Efficiency targets of 92–94% demand core losses below 15W/kg at 50Hz. Verify this by measuring no-load current–it should not exceed 0.8A for a 5 kVA unit. If using an EI-core, increase cross-sectional area by 15% over toroidal designs to offset higher stray fields. For transient demands (e.g., motor startups), derate continuous capacity by 20% and specify a transformer with a 6 kVA peak rating. Thermal management requires a 60°C maximum rise; incorporate forced-air cooling if ambient exceeds 40°C.

Wire Sizing and Thermal Constraints

Copper losses dominate at high currents; use the formula P = I²R to size conductors. For 278A RMS (10mm² wire), resistance per meter should stay below 1.75 mΩ to keep I²R losses under 35W. Verify insulation class: polyimide-based enamel (e.g., NEMA Class 220) withstands 210°C, critical for sustained overloads. Terminate secondaries with brass lugs, soldered or crimped, to avoid contact resistance exceeding 0.1 mΩ. Stack multiple 10mm² wires in parallel if bending radius constraints prevent single-strand use–each strand must carry ≤140A.

Leakage inductance degrades regulation; minimize it by interleaving primary and secondary windings (e.g., P-S-P-S pattern). Test with a 1kHz LCR meter: readings above 10µH indicate poor coupling–rewind with tighter bobbin constraints. For rectified DC, ensure secondary voltage accounts for 1.4V diode drops (per leg) and capacitor ESR. A 24V nominal secondary yields ~29V peak after rectification; match this to MOSFET ratings (e.g., 150V V_DS) allowing 30% headroom for transients.

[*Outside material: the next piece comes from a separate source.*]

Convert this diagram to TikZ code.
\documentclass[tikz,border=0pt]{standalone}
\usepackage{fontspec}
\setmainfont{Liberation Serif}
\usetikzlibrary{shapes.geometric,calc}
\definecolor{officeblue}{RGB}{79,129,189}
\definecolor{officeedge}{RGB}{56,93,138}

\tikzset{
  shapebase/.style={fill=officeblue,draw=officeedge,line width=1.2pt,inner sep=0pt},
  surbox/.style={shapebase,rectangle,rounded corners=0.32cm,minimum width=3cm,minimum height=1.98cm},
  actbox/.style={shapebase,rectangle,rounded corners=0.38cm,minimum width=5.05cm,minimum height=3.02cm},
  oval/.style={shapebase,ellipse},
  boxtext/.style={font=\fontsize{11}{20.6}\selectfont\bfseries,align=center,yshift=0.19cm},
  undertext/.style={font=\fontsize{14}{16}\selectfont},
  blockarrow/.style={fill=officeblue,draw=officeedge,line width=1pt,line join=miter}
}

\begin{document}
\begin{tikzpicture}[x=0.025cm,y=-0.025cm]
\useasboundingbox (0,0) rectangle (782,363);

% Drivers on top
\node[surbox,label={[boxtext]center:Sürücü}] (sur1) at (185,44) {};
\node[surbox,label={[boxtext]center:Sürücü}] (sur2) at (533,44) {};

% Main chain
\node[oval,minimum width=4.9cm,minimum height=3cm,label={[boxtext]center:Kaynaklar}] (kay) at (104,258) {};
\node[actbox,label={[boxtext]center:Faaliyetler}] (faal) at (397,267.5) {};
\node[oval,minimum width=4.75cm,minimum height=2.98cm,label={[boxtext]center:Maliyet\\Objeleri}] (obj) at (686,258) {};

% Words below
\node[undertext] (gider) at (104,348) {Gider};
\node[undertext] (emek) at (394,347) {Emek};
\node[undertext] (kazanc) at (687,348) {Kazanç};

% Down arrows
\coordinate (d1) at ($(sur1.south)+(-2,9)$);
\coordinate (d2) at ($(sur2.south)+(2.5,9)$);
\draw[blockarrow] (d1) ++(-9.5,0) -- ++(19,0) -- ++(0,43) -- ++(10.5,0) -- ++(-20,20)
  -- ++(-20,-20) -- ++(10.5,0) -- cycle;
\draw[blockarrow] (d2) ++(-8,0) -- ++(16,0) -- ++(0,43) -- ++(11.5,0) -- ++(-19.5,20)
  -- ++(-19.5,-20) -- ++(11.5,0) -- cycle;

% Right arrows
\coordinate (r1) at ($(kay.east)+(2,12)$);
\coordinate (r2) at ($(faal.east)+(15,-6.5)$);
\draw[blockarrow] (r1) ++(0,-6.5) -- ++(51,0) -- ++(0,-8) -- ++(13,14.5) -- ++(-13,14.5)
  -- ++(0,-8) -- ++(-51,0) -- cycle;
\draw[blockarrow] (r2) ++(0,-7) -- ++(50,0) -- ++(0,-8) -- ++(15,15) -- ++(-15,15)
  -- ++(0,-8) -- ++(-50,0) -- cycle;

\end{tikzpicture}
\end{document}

Core Selection and Saturation Prevention

Size cores using the area-product method: AP = (VA × 10⁸) / (4.44 × f × B × J × k), where f = 50Hz, B = 1.3 Tesla (M6 steel), J = 3A/mm², and k = 0.4 (winding factor). A 5 kVA design requires an AP ≥ 65 cm⁴; select an AMCC-320 core or equivalent. Verify with empirical testing: apply 240V/50Hz to the primary and monitor secondary open-circuit voltage–distortion above 3% signals saturation. If found, reduce flux density by 10% or increase core size. For modular designs, cascade smaller 2.5 kVA units with synchronized phasing to avoid circulating currents.